Others were witty, like this one:

People who like people for Dial are emphatic
Tempers flare, tempis fugits, but freshness is static.

Just for fun I’m going to try to write an entry about this book:

The Prize Winner of Defiance Ohio
Is a memoir that depicts the Mama
As such a good and saintly person
She could’ve been the first gal Dalai Lama!

I read this about a month ago, and now I really am going to lay-off the memoirs for awhile.  I’m tired of all the embellishments and saccharine perfections and unrealistic villianizations of so many of the characters in these types of books.  They’re beginning to remind me of the Clinton/Obama battles a bit too much.  Maybe I’ll start reading them again after the election is over.



  1. I actually just started reading this last night, and I can’t decide if I like it or not. I’m thinking it’s going to be one of those ok books, not great, but still entertaining… oh well.

  2. Your last line made me laugh! I’ve been reading a lot of memoirs too, lately, and I know just what you mean. I think it’s because it’s hard for the authors to view their own lives without grasping for justification. What happened was either down to someone’s fine qualities or their faults. Hmm, I don’t know, maybe that’s too simplistic, but something needs to account for the saint/villain tendencies! This book sounds intriguing, but what I want to know is why the woman didn’t rustle up some childcare and go out to a job? Or is that a foolish question?
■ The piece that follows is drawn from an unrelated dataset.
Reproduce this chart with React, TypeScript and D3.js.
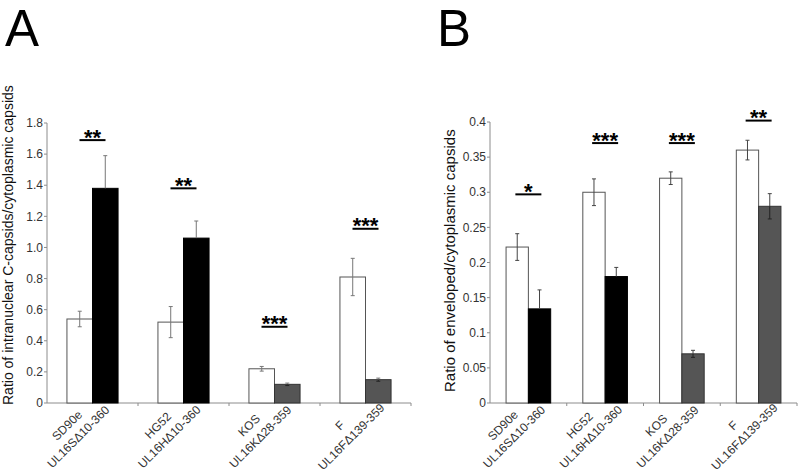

  3. Heather, I kind of enjoyed it, even with all of its imperfections. The entries that Evelyn wrote were fascinating, and I’m really glad everything worked out for the family. I think grandmothers who read the Mitford series (about the aging pastor) would enjoy this book.

    litlove–I think you’re absolutely right. Life is confusing and often unpleasant, and when you try to write it down, how do you explain it all so that it doesn’t come across as overly melodramatic or overly exaggerated? I also agree about the childcare thing. There must have been something she could have done to make more money, especially when the kids were older. Also, they had some form of birth control in the ’50’s, didn’t they?

  4. I, too, have been o.d.-ing on the memoirs lately and had to laugh at your frustration with the perfect mother, etc. I haven’t read this one yet, but I know I would struggle if the interesting, complex, rough edges of the “characters” have been smoothed out. Personally, if I were in a memoir I would want my imperfections represented as well — much more interesting than my strengths!! I just finished “Julie/Julia” by Julie Powell — a memoir of sorts about a blogger who is anything but perfect…

  5. […] reaction (not so positive) yet felt compassionate toward Powell’s angst, too.  Chartroose recently posted about how memoirs can canonize their family members and sanitize their experiences, […]

  6. You crack me up. I read this a couple of years ago and immediately Netflix’d the movie. I enjoyed it. Your jingle is GOOD.

    I could suggest My War: Killing Time in Iraq when you want to get back into memoirs – no saccharine in this one. Or maybe Joan Didion’s Year of Magical Thinking.

  7. Thank you Care! Maybe I’ll try the movie. Every once in awhile, the movie is better than the book.

    Speaking of boycotts and the Dalai Lama, I think we should boycott the Summer Olympics. Have you heard about the atrocities the Chinese govt. is committing against Tibet? Why would anyone want to terrorize and kill harmless monks?